Zero gave me this book, and I’ve been reading it on and off being so tied up with work. I remember reading it and feeling I was tossed back into the darker years of the Dark Ages. It’s something I’ve always liked about post-apocalyptic settings: you are forced into a dystopian future which, being dystopian, finds its underpinnings in the worst periods of human history, in this instance reflected in 10th or 11th Century Europe.

What fascinates me about these settings is how authors envision the behaviours of the various actors on the metaphorical stage; intellectually-able but fascinated with preternatural myths, seeing the symbolic in everything, even in the abused, silvered sliver of candy wrapping. Such a “dark age” is not merely a situation bereft of real knowledge and science, but a situation in which the participants are bereft of the intellectual capacity to grasp the possibilities of science beyond myth-making.

(Maybe that’s the point: science begins with myth-making, falsification and objective inquiry be damned. Is this so hard to believe? Aqua Regis, theories about universal solvents, the value of a bezoar, etc.)

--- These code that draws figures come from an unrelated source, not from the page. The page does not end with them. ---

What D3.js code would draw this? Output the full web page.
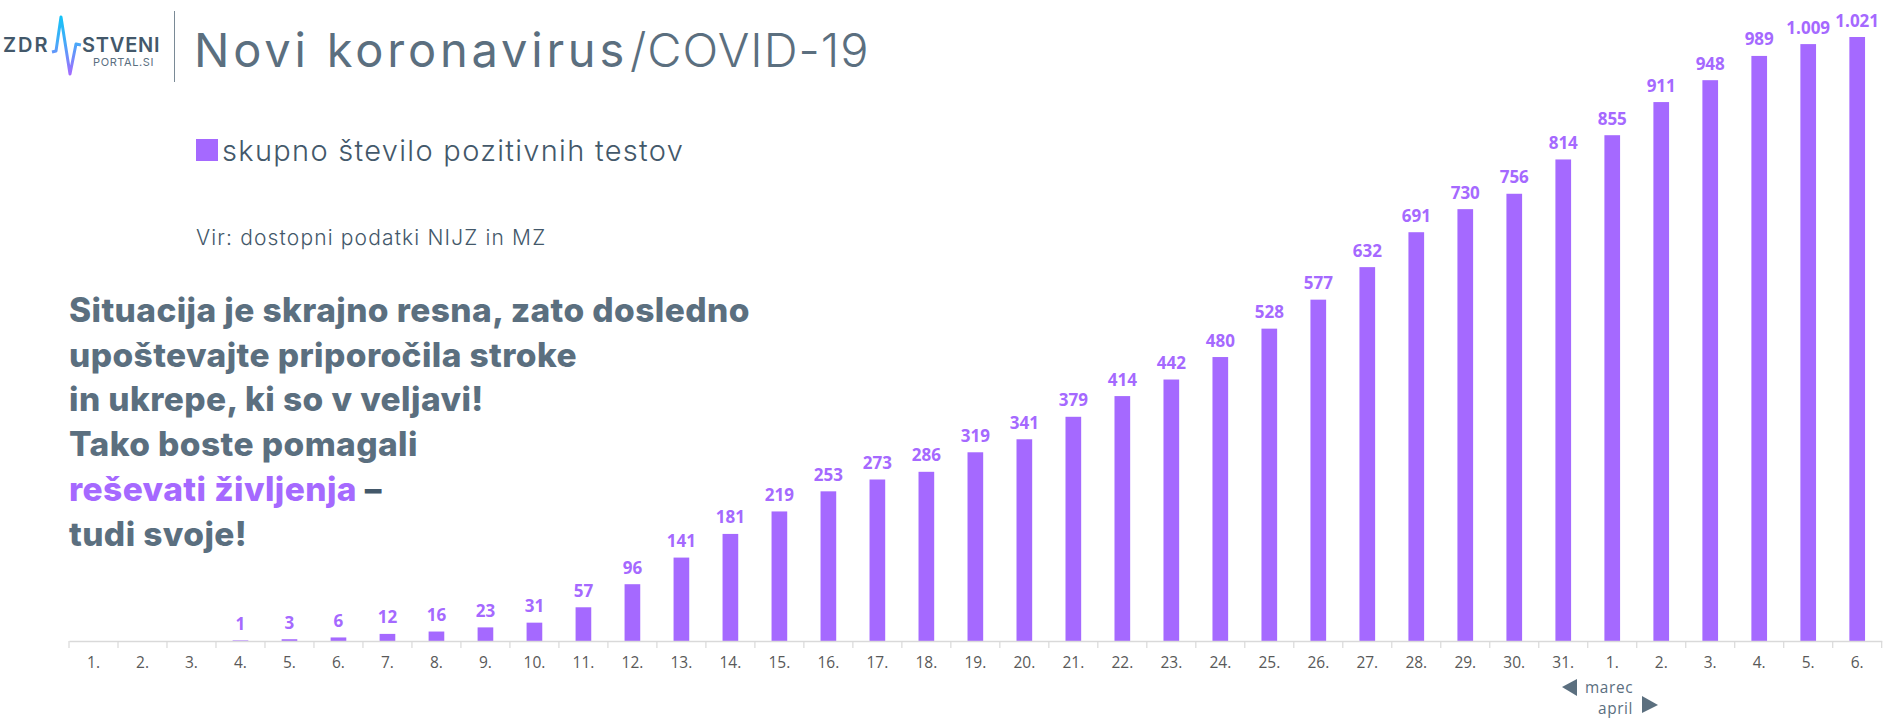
<!DOCTYPE html>
<html>
<head>
<meta charset="utf-8">
<script src="https://cdnjs.cloudflare.com/ajax/libs/d3/7.8.5/d3.min.js"></script>
<style>
html, body { margin: 0; padding: 0; background: #fff; }
svg { display: block; }
text { font-family: Inter, sans-serif; }
.tick-label, .value-label, .month-label { font-family: "Open Sans", sans-serif; }
</style>
</head>
<body>
<svg id="chart" width="1890" height="720"></svg>
<script>
const days = ['1.','2.','3.','4.','5.','6.','7.','8.','9.','10.','11.','12.','13.','14.','15.','16.','17.','18.','19.','20.','21.','22.','23.','24.','25.','26.','27.','28.','29.','30.','31.','1.','2.','3.','4.','5.','6.'];
const positives = [null,null,null,1,3,6,12,16,23,31,57,96,141,181,219,253,273,286,319,341,379,414,442,480,528,577,632,691,730,756,814,855,911,948,989,1009,1021];
const messageLines = [
    'Situacija je skrajno resna, zato dosledno',
    'upoštevajte priporočila stroke',
    'in ukrepe, ki so v veljavi!',
    'Tako boste pomagali'
];

const PURPLE = '#a569ff';
const SLATE = '#5b6f7f';
const DARK = '#43586a';

const svg = d3.select('#chart');
const axisY = 641;

const x = d3.scaleBand()
    .domain(d3.range(days.length))
    .range([69, 1881.7])
    .paddingInner(0.68)
    .paddingOuter(0.34);
const y = d3.scaleLinear().domain([0, 1021]).range([axisY, 37]);
const fmt = d3.formatLocale({decimal: ',', thousands: '.', grouping: [3], currency: ['', '']}).format(',d');

// bars and labels
const shown = positives.map((v, i) => ({v: v, i: i})).filter(d => d.v !== null);

svg.selectAll('.bar')
    .data(shown)
  .enter().append('rect')
    .attr('class', 'bar')
    .attr('x', d => x(d.i))
    .attr('width', x.bandwidth())
    .attr('y', d => y(d.v))
    .attr('height', d => axisY - y(d.v))
    .attr('fill', PURPLE);

svg.selectAll('.value-label')
    .data(shown)
  .enter().append('text')
    .attr('class', 'value-label')
    .attr('x', d => x(d.i) + x.bandwidth() / 2)
    .attr('y', d => y(d.v) - 10.5)
    .attr('text-anchor', 'middle')
    .attr('font-size', 17)
    .attr('font-weight', 700)
    .attr('fill', PURPLE)
    .text(d => fmt(d.v));

// x axis
const axis = svg.append('g')
    .attr('transform', 'translate(0,' + axisY + ')')
    .call(d3.axisBottom(x).tickSize(0).tickPadding(16).tickFormat(i => days[i]));
axis.select('.domain').attr('stroke', '#d9d9d9').attr('stroke-width', 1.5);
axis.selectAll('text')
    .attr('class', 'tick-label')
    .attr('font-size', 15.5)
    .attr('fill', '#595959');

svg.selectAll('.tick-mark')
    .data(d3.range(days.length + 1))
  .enter().append('line')
    .attr('class', 'tick-mark')
    .attr('x1', i => x.range()[0] + i * x.step())
    .attr('x2', i => x.range()[0] + i * x.step())
    .attr('y1', axisY)
    .attr('y2', axisY + 7)
    .attr('stroke', '#d9d9d9')
    .attr('stroke-width', 1.2);

// month marks
svg.append('path').attr('d', 'M1562,687L1577,679L1577,696Z').attr('fill', SLATE);
svg.append('path').attr('d', 'M1658,705L1642,696L1642,713Z').attr('fill', SLATE);
svg.append('text').attr('class', 'month-label').attr('x', 1585).attr('y', 693)
    .attr('font-size', 15.4).attr('letter-spacing', 0.6).attr('fill', SLATE).text('marec');
svg.append('text').attr('class', 'month-label').attr('x', 1598).attr('y', 714)
    .attr('font-size', 15.4).attr('letter-spacing', 0.6).attr('fill', SLATE).text('april');

// header
svg.append('text').attr('x', 194).attr('y', 67)
    .attr('font-size', 47).attr('letter-spacing', 3.8).attr('fill', SLATE)
    .text('Novi koronavirus');
svg.append('text').attr('x', 630).attr('y', 67)
    .attr('font-size', 47).attr('font-weight', 300).attr('letter-spacing', 1).attr('fill', SLATE)
    .text('/COVID-19');

// legend and source
svg.append('rect').attr('x', 196).attr('y', 139).attr('width', 22).attr('height', 22).attr('fill', PURPLE);
svg.append('text').attr('x', 222).attr('y', 161)
    .attr('font-size', 29).attr('font-weight', 300).attr('letter-spacing', 1.3).attr('fill', DARK)
    .text('skupno število pozitivnih testov');
svg.append('text').attr('x', 196).attr('y', 245)
    .attr('font-size', 21).attr('font-weight', 300).attr('letter-spacing', 1.15).attr('fill', DARK)
    .text('Vir: dostopni podatki NIJZ in MZ');

// message
const msg = svg.append('g')
    .attr('font-size', 33.5)
    .attr('font-weight', 800)
    .attr('letter-spacing', 0.4)
    .attr('fill', SLATE);
messageLines.forEach((line, i) => {
    msg.append('text').attr('x', 69).attr('y', 321.7 + i * 44.8).text(line);
});
const rescue = msg.append('text').attr('x', 69).attr('y', 500.9);
rescue.append('tspan').attr('fill', PURPLE).text('reševati življenja');
rescue.append('tspan').attr('fill', DARK).text(' –');
msg.append('text').attr('x', 69).attr('y', 545.7).text('tudi svoje!');

// logo
const defs = svg.append('defs');
const grad = defs.append('linearGradient').attr('id', 'pulse')
    .attr('gradientUnits', 'userSpaceOnUse')
    .attr('x1', 0).attr('x2', 0).attr('y1', 16).attr('y2', 75);
grad.append('stop').attr('offset', '0%').attr('stop-color', '#12c3f7');
grad.append('stop').attr('offset', '45%').attr('stop-color', '#45aaf8');
grad.append('stop').attr('offset', '100%').attr('stop-color', PURPLE);

svg.append('path')
    .attr('d', 'M52,52L56,51L61,17L70,74L76,44L81,45')
    .attr('fill', 'none')
    .attr('stroke', 'url(#pulse)')
    .attr('stroke-width', 3)
    .attr('stroke-linejoin', 'round');
svg.append('text').attr('x', 3).attr('y', 52).attr('font-size', 20).attr('font-weight', 600)
    .attr('letter-spacing', 2).attr('fill', DARK).text('ZDR');
svg.append('text').attr('x', 82).attr('y', 52).attr('font-size', 20).attr('font-weight', 600)
    .attr('letter-spacing', 0.8).attr('fill', DARK).text('STVENI');
svg.append('text').attr('x', 93).attr('y', 66).attr('font-size', 11)
    .attr('letter-spacing', 0.6).attr('fill', SLATE).text('PORTAL.SI');
svg.append('line').attr('x1', 174.5).attr('x2', 174.5).attr('y1', 11).attr('y2', 82)
    .attr('stroke', '#7a8a96').attr('stroke-width', 1);
</script>
</body>
</html>
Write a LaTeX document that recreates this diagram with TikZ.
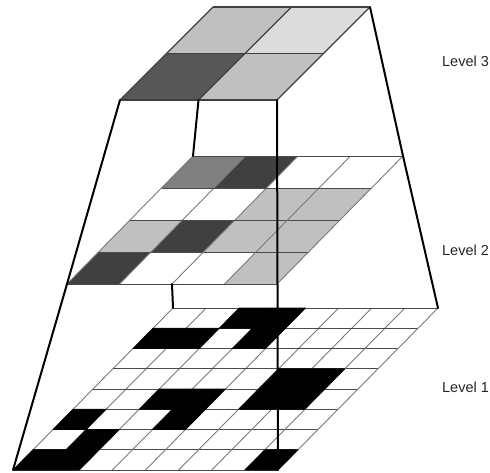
\documentclass[tikz,border=0pt]{standalone}
\usepackage{fontspec}
\setmainfont{Liberation Sans}
\definecolor{cellLight}{HTML}{C0C0C0}
\definecolor{cellPale}{HTML}{DCDCDC}
\definecolor{cellMid}{HTML}{808080}
\definecolor{cellDark}{HTML}{404040}
\definecolor{cellDeep}{HTML}{575757}
\definecolor{rowLine}{HTML}{4A4A4A}
\definecolor{colLine}{HTML}{7A7A7A}
\definecolor{labelText}{HTML}{262626}
\begin{document}
\begin{tikzpicture}[x=1pt,y=-1pt,
  frame/.style={line width=2pt, black, line cap=round, line join=round},
  hline/.style={rowLine, line width=0.9pt},
  sline/.style={colLine, line width=0.9pt},
  topline/.style={cellDark, line width=1.1pt},
  blackcell/.style={fill=black, draw=black, line width=0.6pt, line join=round},
  lbl/.style={font=\fontsize{14.5}{17}\selectfont, text=labelText, inner sep=0pt}]
\useasboundingbox (0,0) rectangle (490,472);

% ---- Level 1: 8x8 grid, black cells painted over the lines ----
\begin{scope}[shift={(13pt,-470pt)}, x={(33.125pt,0pt)}, y={(20pt,20.25pt)}]
  \foreach \k in {0,...,8} {
    \draw[sline] (\k,0) -- (\k,8);
    \draw[hline] (0,\k) -- (8,\k);
  }
  \foreach \c/\j in {2/7,3/7, 0/6,1/6,3/6, 5/4,6/4, 2/3,3/3,5/3,6/3, 0/2,3/2, 1/1, 0/0,1/0,7/0}
    \path[blackcell] (\c,\j) -- ++(1,0) -- ++(0,1) -- ++(-1,0) -- cycle;
  \coordinate (L1BL) at (0,0);
  \coordinate (L1BR) at (8,0);
  \coordinate (L1TL) at (0,8);
  \coordinate (L1TR) at (8,8);
\end{scope}

% ---- Level 2: 4x4 grid ----
\begin{scope}[shift={(67pt,-284pt)}, x={(52.5pt,0pt)}, y={(31.5pt,32pt)}]
  \foreach \c/\j/\col in {0/3/cellMid,1/3/cellDark, 2/2/cellLight,3/2/cellLight,
      0/1/cellLight,1/1/cellDark,2/1/cellLight,3/1/cellLight, 0/0/cellDark,3/0/cellLight}
    \fill[\col] (\c,\j) -- ++(1,0) -- ++(0,1) -- ++(-1,0) -- cycle;
  \foreach \k in {0,...,4} {
    \draw[sline] (\k,0) -- (\k,4);
    \draw[hline] (0,\k) -- (4,\k);
  }
  \coordinate (L2BL) at (0,0);
  \coordinate (L2BM) at (2,0);
  \coordinate (L2BR) at (4,0);
  \coordinate (L2TL) at (0,4);
  \coordinate (L2TR) at (4,4);
\end{scope}

% ---- Level 3: 2x2 grid ----
\begin{scope}[shift={(120pt,-100pt)}, x={(78.5pt,0pt)}, y={(46.5pt,46.5pt)}]
  \foreach \c/\j/\col in {0/1/cellLight,1/1/cellPale, 0/0/cellDeep,1/0/cellLight}
    \fill[\col] (\c,\j) -- ++(1,0) -- ++(0,1) -- ++(-1,0) -- cycle;
  \foreach \k in {0,...,2} {
    \draw[topline] (\k,0) -- (\k,2);
    \draw[topline] (0,\k) -- (2,\k);
  }
  \coordinate (L3BL) at (0,0);
  \coordinate (L3BM) at (1,0);
  \coordinate (L3BR) at (2,0);
  \coordinate (L3TR) at (2,2);
\end{scope}

% ---- pyramid edges ----
\draw[frame] (L3BL) -- (L2BL) -- (L1BL);
\draw[frame] (L3BM) -- (L2TL);
\draw[frame] (L2BM) -- (L1TL);
\draw[frame] (L3BR) -- (L1BR);
\draw[frame] (L3TR) -- (L2TR) -- (L1TR);

% ---- labels ----
\node[lbl] (lab3) at (465.5,61) {Level 3};
\node[lbl] (lab2) at (465.5,250) {Level 2};
\node[lbl] (lab1) at (465.5,387) {Level 1};
\end{tikzpicture}
\end{document}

A gun is therefore a weapon, but it is viewed as an object alien from the subject’s ability to fully understand its purpose, use or operation - it becomes, merely, an extension just like a hammer is an extension. The complexity of the science of its operation becomes lost in myth: gunpowder may be everything from neo-grecian fire to “holy dust”, a situation where curiosity, sand-blasted by the winds of a thousand nuclear fallouts discovers for the first time its self-imposed, sub-conscious limits.

It’s fascinating, don’t you think? A human being alienated from his own technology is like a human being suddenly forgetting how to speak its mother-tongue: he understands it, but cannot speak it. This isn’t so different from our present situation, though; we know what a handphone does, but we don’t know how it does it - we are alienated from our technology, but in the real world, the potential to discover how things work is ever-present. In a post-apocalyptic world, this potential is non-existent: “advanced” technology becomes mystifying, it becomes less a science and more something divine or arcane.

Then there’s always the question of looming threats. Post-apocalyptic stories always prefigure a future after the fact, after the fulfilment of a “looming threat”, but the moral doesn’t end there. Besides a fascination with how humans would interact in a wasteland of disparate articles and items belonging to a forever-lost past, it’s probably true that most post-apocalyptic stories carry morals about the human condition at its very core: greed, destructive ideologies, lust for power. The looming threat has, and will always be, human existence, and humanity’s capacity for its own self-destruction.

This sort of cynicism infects the core of post-apocalyptic stories, I think. “A Canticle for Leibowitz” is no different in this regard, and is probably one of the first books in this genre that has the distinction of marrying overt tribalism characteristic of organized religion with a nuclear-ravaged present.